Here’s the original Keras model:

model = models.Sequential()
model.add(Reshape(in_shp+[1], input_shape=in_shp))
model.add(ZeroPadding2D((0,2)))
model.add(Conv2D(64, (1,4), activation=“relu”))
model.add(Dropout(dr))
model.add(ZeroPadding2D((0,2)))
model.add(Conv2D(64, (2,4), activation=“relu”))
model.add(Dropout(dr))
model.add(Conv2D(128, (1,8), activation=“relu”))
model.add(Dropout(dr))
model.add(Conv2D(128, (1,8), activation=“relu”))
model.add(Dropout(dr))
model.add(Flatten())
model.add(Dense(256, activation=‘relu’))
model.add(Dropout(dr))
model.add(Dense(len(classes), activation=‘softmax’))
model.add(Reshape([len(classes)]))
model.compile(loss=‘categorical_crossentropy’, optimizer=‘adam’, metrics=[‘accuracy’])
model.summary()

Layer (type) Output Shape Param #

reshape_1 (Reshape) (None, 2, 128, 1) 0

zero_padding2d_1 (ZeroPadding) (None, 2, 132, 1) 0

conv2d_1 (Conv2D) (None, 2, 129, 64) 320

dropout_1 (Dropout) (None, 2, 129, 64) 0

zero_padding2d_2 (ZeroPadding) (None, 2, 133, 64) 0

conv2d_2 (Conv2D) (None, 1, 130, 64) 32832

dropout_2 (Dropout) (None, 1, 130, 64) 0

conv2d_3 (Conv2D) (None, 1, 123, 128) 65664

dropout_3 (Dropout) (None, 1, 123, 128) 0

conv2d_4 (Conv2D) (None, 1, 116, 128) 131200

dropout_4 (Dropout) (None, 1, 116, 128) 0

flatten_1 (Flatten) (None, 14848) 0

dense1 (Dense) (None, 256) 3801344

dropout_5 (Dropout) (None, 256) 0

dense2 (Dense) (None, 11) 2827

reshape_2 (Reshape) (None, 11) 0

My Pytorch model code looks like this:

def __init__(self, classes, dr=0.5, bias=False):
	super(My_Model, self).__init__()

	self.pad = nn.ConstantPad2d((2, 2, 0, 0), 0)
	self.dropout = nn.Dropout(dr)
	self.conv1 = nn.Conv2d(  1,  64, (1,4), bias=bias)
	self.conv2 = nn.Conv2d( 64,  64, (2,4), bias=bias)
	self.conv3 = nn.Conv2d( 64, 128, (1,8), bias=bias)
	self.conv4 = nn.Conv2d(128, 128, (1,8), bias=bias)
	self.linear1 = nn.Linear(self.linear1_input_size,256, bias=bias)
	self.linear2 = nn.Linear(256,classes, bias=bias)

def forward(self, x):
	x = self.pad(x)
	x = F.relu(self.conv1(x))
	x = self.dropout(x)
	x = self.pad(x)
	x = F.relu(self.conv2(x))
	x = self.dropout(x)
	x = F.relu(self.conv3(x))
	x = self.dropout(x)
	x = F.relu(self.conv4(x))
	x = self.dropout(x)
	x = x.view(-1, 14848)
	x = F.relu(self.linear1(x)) 
	x = self.dropout(x)
	x = F.softmax(self.linear2(x), 1)
	return x

klory · July 27, 2018, 1:31pm

Try not to always use the same dropout layers, using F.dropout()instead

gusido · October 7, 2018, 2:17pm

Ran into the same issue.

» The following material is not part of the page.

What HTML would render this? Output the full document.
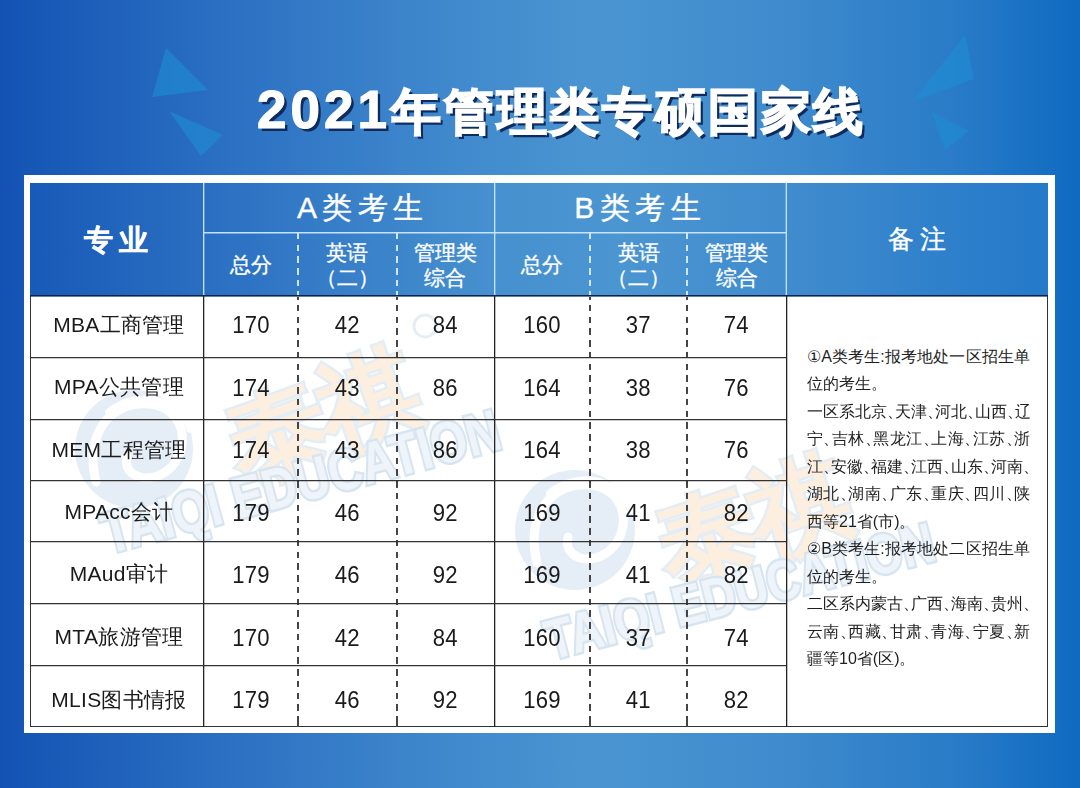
<!DOCTYPE html>
<html><head><meta charset="utf-8">
<style>
*{margin:0;padding:0;box-sizing:border-box}
html,body{width:1080px;height:788px;overflow:hidden}
body{position:relative;font-family:"Liberation Sans",sans-serif;
background:linear-gradient(90deg,#1352b3 0%,#2a6fc2 20%,#3f87cc 40%,#4a95d1 55%,#3f8bcd 72%,#2a7cc8 88%,#0f6ac0 100%);}
.abs{position:absolute}
#title .cj{font-size:50px;letter-spacing:2.8px;position:relative;top:1px;-webkit-text-stroke:1.6px #fff}
#title .dg{letter-spacing:4px;-webkit-text-stroke:1.2px #fff}
#title{position:absolute;left:257px;top:70px;color:#fff;font-size:53px;font-weight:900;line-height:80px;
text-shadow:3px 3px 0 #0e2b5e;white-space:nowrap}
#frame{position:absolute;left:24px;top:175px;width:1031px;height:558px;background:#fff}
#head{position:absolute;left:30px;top:183px;width:1018px;height:113px;
background:linear-gradient(90deg,#185ab8 0%,#2d72c3 20%,#4690cf 45%,#4b95d1 58%,#408bcd 75%,#2e80cb 90%,#2479c9 100%)}
#bodyw{position:absolute;left:30px;top:296px;width:1018px;height:431px;background:#fff;border:1.5px solid #333;border-top:none}
.cell{position:absolute;display:flex;align-items:center;justify-content:center;text-align:center}
.h{color:#fff;-webkit-text-stroke:.35px #fff}
.d{color:#1a1a1a;font-size:21px;padding-bottom:4px;letter-spacing:.3px}
.c1{padding-left:4px}
.n{padding-bottom:2px}
.n span{display:inline-block;font-size:23.5px;transform:scaleX(.94)}
.vl{position:absolute;width:1px;background:#222;box-shadow:1px 0 0 rgba(0,0,0,.25)}
.hl{position:absolute;height:1px;background:#333;box-shadow:0 1px 0 rgba(0,0,0,.2)}
.dash{position:absolute;width:2px;background:repeating-linear-gradient(180deg,#444 0 6.5px,transparent 6.5px 11.75px);background-position:0 -4.05px}
.hdash{position:absolute;width:1.5px;background:repeating-linear-gradient(180deg,#cfe6ff 0 6.5px,transparent 6.5px 11.7px)}
.hwl{position:absolute;background:#c4e3fd}
#notes i{font-style:normal;letter-spacing:-8px}
#notes{position:absolute;left:807px;top:343px;font-size:16px;line-height:27.47px;color:#1e1e1e}
.nl{position:absolute;left:0;width:223px;white-space:nowrap}
.nl.j{text-align:justify;text-align-last:justify}
</style></head>
<body>
<svg class="abs" style="left:0;top:0" width="1080" height="180">
<g fill="#1d8fd6" fill-opacity="0.55">
<polygon points="166,48 152,97 208,90"/>
<polygon points="169,111 223,135 201,156"/>
<polygon points="965,35 913,101 974,79"/>
<polygon points="932,112 969,131 945,150"/>
</g>
</svg>
<div id="title"><span class="dg">2021</span><span class="cj">年管理类专硕国家线</span></div>
<div id="frame"></div>
<div id="head"></div>
<div id="bodyw"></div>
<svg class="abs" style="left:0;top:0" width="1080" height="788">
<defs>
<clipPath id="c1"><rect x="31" y="297" width="1016" height="430"/></clipPath>
</defs>
<g clip-path="url(#c1)">
<g opacity="0.9">
<circle cx="134" cy="449" r="59" fill="#e3ecf5"/>
<path d="M96 482 C 84 432, 112 400, 150 404 C 186 408, 192 450, 168 470 C 148 486, 122 476, 127 456" fill="none" stroke="#fff" stroke-width="9" stroke-linecap="round"/>
<path d="M108 412 C 134 390, 178 394, 190 430" fill="none" stroke="#fff" stroke-width="6" stroke-linecap="round"/>
<g transform="translate(322 420) rotate(-20)">
<text x="0" y="32" text-anchor="middle" font-family="Liberation Sans, sans-serif" font-size="100" font-weight="900" fill="#fdeedd" stroke="#e0ebf5" stroke-width="5" paint-order="stroke" letter-spacing="-4">泰祺</text>
</g>
<circle cx="425" cy="326" r="11" fill="none" stroke="#e3ecf4" stroke-width="3"/>
<g transform="translate(108 554) rotate(-15)">
<text x="0" y="0" font-family="Liberation Sans, sans-serif" font-size="58" font-weight="700" fill="#edf3f9" stroke="#d3e2f0" stroke-width="5" paint-order="stroke" textLength="410" lengthAdjust="spacingAndGlyphs">TAIQI EDUCATION</text>
</g>
<circle cx="575" cy="530" r="60" fill="#e3ecf5"/>
<path d="M537 563 C 525 513, 553 481, 591 485 C 627 489, 633 531, 609 551 C 589 567, 563 557, 568 537" fill="none" stroke="#fff" stroke-width="9" stroke-linecap="round"/>
<path d="M549 493 C 575 471, 619 475, 631 511" fill="none" stroke="#fff" stroke-width="6" stroke-linecap="round"/>
<g transform="translate(752 525) rotate(-18)">
<text x="0" y="32" text-anchor="middle" font-family="Liberation Sans, sans-serif" font-size="100" font-weight="900" fill="#fdeedd" stroke="#e0ebf5" stroke-width="5" paint-order="stroke" letter-spacing="-4">泰祺</text>
</g>
<g transform="translate(551 660) rotate(-14.5)">
<text x="0" y="0" font-family="Liberation Sans, sans-serif" font-size="56" font-weight="700" fill="#edf3f9" stroke="#d3e2f0" stroke-width="5" paint-order="stroke" textLength="400" lengthAdjust="spacingAndGlyphs">TAIQI EDUCATION</text>
</g>
</g>
</g>
</svg>


<!-- header lines -->
<div class="hwl" style="left:203px;top:183px;width:1px;height:113px;box-shadow:1px 0 0 rgba(196,227,253,.35)"></div>
<div class="hwl" style="left:494px;top:183px;width:1px;height:113px;box-shadow:1px 0 0 rgba(196,227,253,.35)"></div>
<div class="hwl" style="left:786px;top:183px;width:1px;height:113px;box-shadow:-1px 0 0 rgba(196,227,253,.35)"></div>
<div class="hwl" style="left:203px;top:232px;width:583px;height:1px;box-shadow:0 1px 0 rgba(196,227,253,.5)"></div>
<div class="hdash" style="left:297px;top:233px;height:63px"></div>
<div class="hdash" style="left:396px;top:233px;height:63px"></div>
<div class="hdash" style="left:589px;top:233px;height:63px"></div>
<div class="hdash" style="left:686px;top:233px;height:63px"></div>
<div class="abs" style="left:30px;top:295px;width:1018px;height:1px;background:#0d2450;box-shadow:0 1px 0 rgba(13,36,80,.6)"></div>

<!-- header text -->
<div class="cell h" style="left:30px;top:183px;width:173px;height:113px;font-size:29px;font-weight:700;letter-spacing:6px;padding-left:4px;padding-top:3px">专业</div>
<div class="cell h" style="left:203px;top:183px;width:291px;height:50px;font-size:30px;letter-spacing:5.5px;padding-left:29px">A类考生</div>
<div class="cell h" style="left:494px;top:183px;width:292px;height:50px;font-size:30px;letter-spacing:5.5px;padding-left:0.5px">B类考生</div>
<div class="cell h" style="left:786px;top:183px;width:262px;height:113px;font-size:26px;letter-spacing:6px;padding-left:6px">备注</div>
<div class="cell h" style="left:203px;top:233px;width:95px;height:63px;font-size:21px">总分</div>
<div class="cell h" style="left:298px;top:233px;width:98px;height:63px;font-size:21px;line-height:25px">英语<br>（二）</div>
<div class="cell h" style="left:396px;top:233px;width:98px;height:63px;font-size:21px;line-height:25px">管理类<br>综合</div>
<div class="cell h" style="left:494px;top:233px;width:96px;height:63px;font-size:21px">总分</div>
<div class="cell h" style="left:590px;top:233px;width:97px;height:63px;font-size:21px;line-height:25px">英语<br>（二）</div>
<div class="cell h" style="left:687px;top:233px;width:99px;height:63px;font-size:21px;line-height:25px">管理类<br>综合</div>

<!-- body lines -->
<div class="vl" style="left:203px;top:296px;height:431px"></div>
<div class="vl" style="left:494px;top:296px;height:431px"></div>
<div class="vl" style="left:785.5px;top:296px;height:431px"></div>
<div class="dash" style="left:297px;top:297px;height:430px"></div>
<div class="dash" style="left:396px;top:297px;height:430px"></div>
<div class="dash" style="left:589px;top:297px;height:430px"></div>
<div class="dash" style="left:686px;top:297px;height:430px"></div>
<div class="hl" style="left:30px;top:357px;width:756px"></div>
<div class="hl" style="left:30px;top:419px;width:756px"></div>
<div class="hl" style="left:30px;top:480px;width:756px"></div>
<div class="hl" style="left:30px;top:541px;width:756px"></div>
<div class="hl" style="left:30px;top:603px;width:756px"></div>
<div class="hl" style="left:30px;top:665px;width:756px"></div>

<div id="rows">
<div class="cell d c1" style="left:30.5px;top:296.2px;width:173.0px;height:61.3px">MBA工商管理</div>
<div class="cell d n" style="left:203.5px;top:296.2px;width:94.5px;height:61.3px"><span>170</span></div>
<div class="cell d n" style="left:298.0px;top:296.2px;width:98.5px;height:61.3px"><span>42</span></div>
<div class="cell d n" style="left:396.5px;top:296.2px;width:98.1px;height:61.3px"><span>84</span></div>
<div class="cell d n" style="left:494.6px;top:296.2px;width:95.0px;height:61.3px"><span>160</span></div>
<div class="cell d n" style="left:589.6px;top:296.2px;width:97.0px;height:61.3px"><span>37</span></div>
<div class="cell d n" style="left:686.6px;top:296.2px;width:99.4px;height:61.3px"><span>74</span></div>
<div class="cell d c1" style="left:30.5px;top:358.4px;width:173.0px;height:61.8px">MPA公共管理</div>
<div class="cell d n" style="left:203.5px;top:358.4px;width:94.5px;height:61.8px"><span>174</span></div>
<div class="cell d n" style="left:298.0px;top:358.4px;width:98.5px;height:61.8px"><span>43</span></div>
<div class="cell d n" style="left:396.5px;top:358.4px;width:98.1px;height:61.8px"><span>86</span></div>
<div class="cell d n" style="left:494.6px;top:358.4px;width:95.0px;height:61.8px"><span>164</span></div>
<div class="cell d n" style="left:589.6px;top:358.4px;width:97.0px;height:61.8px"><span>38</span></div>
<div class="cell d n" style="left:686.6px;top:358.4px;width:99.4px;height:61.8px"><span>76</span></div>
<div class="cell d c1" style="left:30.5px;top:421.2px;width:173.0px;height:61.4px">MEM工程管理</div>
<div class="cell d n" style="left:203.5px;top:421.2px;width:94.5px;height:61.4px"><span>174</span></div>
<div class="cell d n" style="left:298.0px;top:421.2px;width:98.5px;height:61.4px"><span>43</span></div>
<div class="cell d n" style="left:396.5px;top:421.2px;width:98.1px;height:61.4px"><span>86</span></div>
<div class="cell d n" style="left:494.6px;top:421.2px;width:95.0px;height:61.4px"><span>164</span></div>
<div class="cell d n" style="left:589.6px;top:421.2px;width:97.0px;height:61.4px"><span>38</span></div>
<div class="cell d n" style="left:686.6px;top:421.2px;width:99.4px;height:61.4px"><span>76</span></div>
<div class="cell d c1" style="left:30.5px;top:483.6px;width:173.0px;height:61.2px">MPAcc会计</div>
<div class="cell d n" style="left:203.5px;top:483.6px;width:94.5px;height:61.2px"><span>179</span></div>
<div class="cell d n" style="left:298.0px;top:483.6px;width:98.5px;height:61.2px"><span>46</span></div>
<div class="cell d n" style="left:396.5px;top:483.6px;width:98.1px;height:61.2px"><span>92</span></div>
<div class="cell d n" style="left:494.6px;top:483.6px;width:95.0px;height:61.2px"><span>169</span></div>
<div class="cell d n" style="left:589.6px;top:483.6px;width:97.0px;height:61.2px"><span>41</span></div>
<div class="cell d n" style="left:686.6px;top:483.6px;width:99.4px;height:61.2px"><span>82</span></div>
<div class="cell d c1" style="left:30.5px;top:545.7px;width:173.0px;height:61.3px">MAud审计</div>
<div class="cell d n" style="left:203.5px;top:545.7px;width:94.5px;height:61.3px"><span>179</span></div>
<div class="cell d n" style="left:298.0px;top:545.7px;width:98.5px;height:61.3px"><span>46</span></div>
<div class="cell d n" style="left:396.5px;top:545.7px;width:98.1px;height:61.3px"><span>92</span></div>
<div class="cell d n" style="left:494.6px;top:545.7px;width:95.0px;height:61.3px"><span>169</span></div>
<div class="cell d n" style="left:589.6px;top:545.7px;width:97.0px;height:61.3px"><span>41</span></div>
<div class="cell d n" style="left:686.6px;top:545.7px;width:99.4px;height:61.3px"><span>82</span></div>
<div class="cell d c1" style="left:30.5px;top:608.0px;width:173.0px;height:62.0px">MTA旅游管理</div>
<div class="cell d n" style="left:203.5px;top:608.0px;width:94.5px;height:62.0px"><span>170</span></div>
<div class="cell d n" style="left:298.0px;top:608.0px;width:98.5px;height:62.0px"><span>42</span></div>
<div class="cell d n" style="left:396.5px;top:608.0px;width:98.1px;height:62.0px"><span>84</span></div>
<div class="cell d n" style="left:494.6px;top:608.0px;width:95.0px;height:62.0px"><span>160</span></div>
<div class="cell d n" style="left:589.6px;top:608.0px;width:97.0px;height:62.0px"><span>37</span></div>
<div class="cell d n" style="left:686.6px;top:608.0px;width:99.4px;height:62.0px"><span>74</span></div>
<div class="cell d c1" style="left:30.5px;top:670.9px;width:173.0px;height:61.4px">MLIS图书情报</div>
<div class="cell d n" style="left:203.5px;top:670.9px;width:94.5px;height:61.4px"><span>179</span></div>
<div class="cell d n" style="left:298.0px;top:670.9px;width:98.5px;height:61.4px"><span>46</span></div>
<div class="cell d n" style="left:396.5px;top:670.9px;width:98.1px;height:61.4px"><span>92</span></div>
<div class="cell d n" style="left:494.6px;top:670.9px;width:95.0px;height:61.4px"><span>169</span></div>
<div class="cell d n" style="left:589.6px;top:670.9px;width:97.0px;height:61.4px"><span>41</span></div>
<div class="cell d n" style="left:686.6px;top:670.9px;width:99.4px;height:61.4px"><span>82</span></div>
</div>

<div id="notes">
<div class="nl j" style="top:0.00px">①A类考生:报考地处一区招生单</div>
<div class="nl" style="top:27.47px">位的考生。</div>
<div class="nl j" style="top:54.94px">一区系北京<i>、</i>天津<i>、</i>河北<i>、</i>山西<i>、</i>辽</div>
<div class="nl j" style="top:82.41px">宁<i>、</i>吉林<i>、</i>黑龙江<i>、</i>上海<i>、</i>江苏<i>、</i>浙</div>
<div class="nl j" style="top:109.88px">江<i>、</i>安徽<i>、</i>福建<i>、</i>江西<i>、</i>山东<i>、</i>河南<i>、</i></div>
<div class="nl j" style="top:137.35px">湖北<i>、</i>湖南<i>、</i>广东<i>、</i>重庆<i>、</i>四川<i>、</i>陕</div>
<div class="nl" style="top:164.82px">西等21省(市)。</div>
<div class="nl j" style="top:192.29px">②B类考生:报考地处二区招生单</div>
<div class="nl" style="top:219.76px">位的考生。</div>
<div class="nl j" style="top:247.23px">二区系内蒙古<i>、</i>广西<i>、</i>海南<i>、</i>贵州<i>、</i></div>
<div class="nl j" style="top:274.70px">云南<i>、</i>西藏<i>、</i>甘肃<i>、</i>青海<i>、</i>宁夏<i>、</i>新</div>
<div class="nl" style="top:302.17px">疆等10省(区)。</div>
</div>
</body></html>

Did you find an answer?

javidan · October 3, 2022, 12:54pm

I also have same problem. Any idea?

ptrblck · October 3, 2022, 4:17pm

nn.CrossEntropyLoss would be the correct loss function in PyTorch for a multi-class classification/segmentation use case. The original author was using a softmax layer on the output in the model, while nn.CrossEntropyLoss expects raw logits.